Проза | Анатолий Владимирович Кирилин
Анатолий Владимирович Кирилин
Анатолий Владимирович Кирилин родился в 1947 году в Барнауле. После окончания средней школы работал корреспондентом краевого радио, после службы в армии – на телевидении. В начале 1990-х годов – корреспондент, ведущий и директор популярной независимой телекомпании «ТВ-Сибирь». Заочно окончил филологический факультет Барнаульского государственного педагогического университета. Первый рассказ опубликован на страницах «Алтайской правды» в 1980 году. Автор книг: «По¬маши мне из окна» (1984), «Чужая игра» (1987), «Под небом апреля» (1988), «Под знаком Творца», «После гона», «Семена для попугайчиков» (2005), «Избранное» (2010) и других. Публицистика – «Письма из страны великого незнания» (2012).

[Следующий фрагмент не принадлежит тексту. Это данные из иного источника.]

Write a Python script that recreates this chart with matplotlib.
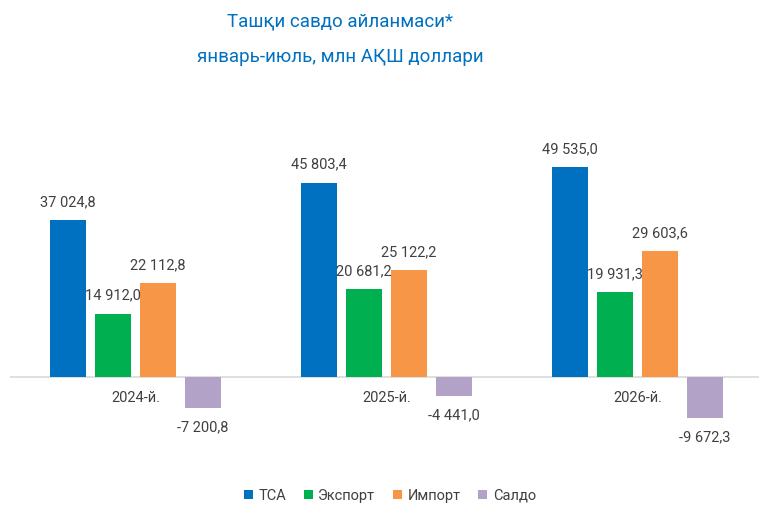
import matplotlib.pyplot as plt
import numpy as np

plt.rcParams['font.family'] = ['Roboto', 'DejaVu Sans']

years = ['2024-й.', '2025-й.', '2026-й.']
series_names = ['ТСА', 'Экспорт', 'Импорт', 'Салдо']
tsa = [37024.8, 45803.4, 49535.0]
export = [14912.0, 20681.2, 19931.3]
imports = [22112.8, 25122.2, 29603.6]
saldo = [-7200.8, -4441.0, -9672.3]
colors = ['#0070C0', '#00B050', '#F79646', '#B3A2C7']


def fmt(v):
    s = '{:,.1f}'.format(v).replace(',', ' ').replace('.', ',')
    return s


fig = plt.figure(figsize=(7.59, 5.13), dpi=100)
# zero line at y=377px, 0.00424 px per unit
ymin, ymax = -14000, 60000
bottom_px = 377 + 14000 * 0.00424
top_px = 377 - 60000 * 0.00424
ax = fig.add_axes([10 / 759, 1 - bottom_px / 513, 753 / 759, (bottom_px - top_px) / 513])

x = np.arange(len(years))
step = 0.179
width = 0.143
all_series = [tsa, export, imports, saldo]
for i, vals in enumerate(all_series):
    pos = x + (i - 1.5) * step
    ax.bar(pos, vals, width, color=colors[i], label=series_names[i], zorder=2)
    for p, v in zip(pos, vals):
        if v >= 0:
            ax.annotate(fmt(v), (p, v), xytext=(0, 8), textcoords='offset points',
                        ha='center', va='bottom', fontsize=10.5, color='#404040')
        else:
            ax.annotate(fmt(v), (p, v), xytext=(0, -9), textcoords='offset points',
                        ha='center', va='top', fontsize=10.5, color='#404040')

for xi, yl in zip(x, years):
    ax.text(xi, -3200, yl, ha='center', va='top', fontsize=10.5, color='#404040')

ax.axhline(0, color='#D9D9D9', linewidth=1.2, zorder=1)
ax.set_xlim(-0.5, 2.5)
ax.set_ylim(ymin, ymax)
ax.axis('off')

fig.text(340 / 759, 1 - 22 / 513, 'Ташқи савдо айланмаси*', ha='center', va='center',
         fontsize=13.5, color='#0070C0')
fig.text(340 / 759, 1 - 57 / 513, 'январь-июль, млн АҚШ доллари', ha='center', va='center',
         fontsize=13.5, color='#0070C0')

fig.legend(loc='center', bbox_to_anchor=(390 / 759, 1 - 496 / 513), ncol=4, frameon=False,
           fontsize=10.5, handlelength=0.6, handleheight=0.6, handletextpad=0.4,
           columnspacing=1.2, labelcolor='#404040')

fig.savefig('out.png', dpi=100)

Лауреат премии журналистского конкурса, объявленного краевым фондом поддержки Президента РФ, премии имени В.М. Шукшина, премии Алтайского отделения Демидовского фонда литературной премии России, лауреат Большой литературной премии России за книгу прозы «Избранное». Награждён медалью «Защитнику свободной России». Живёт в Барнауле.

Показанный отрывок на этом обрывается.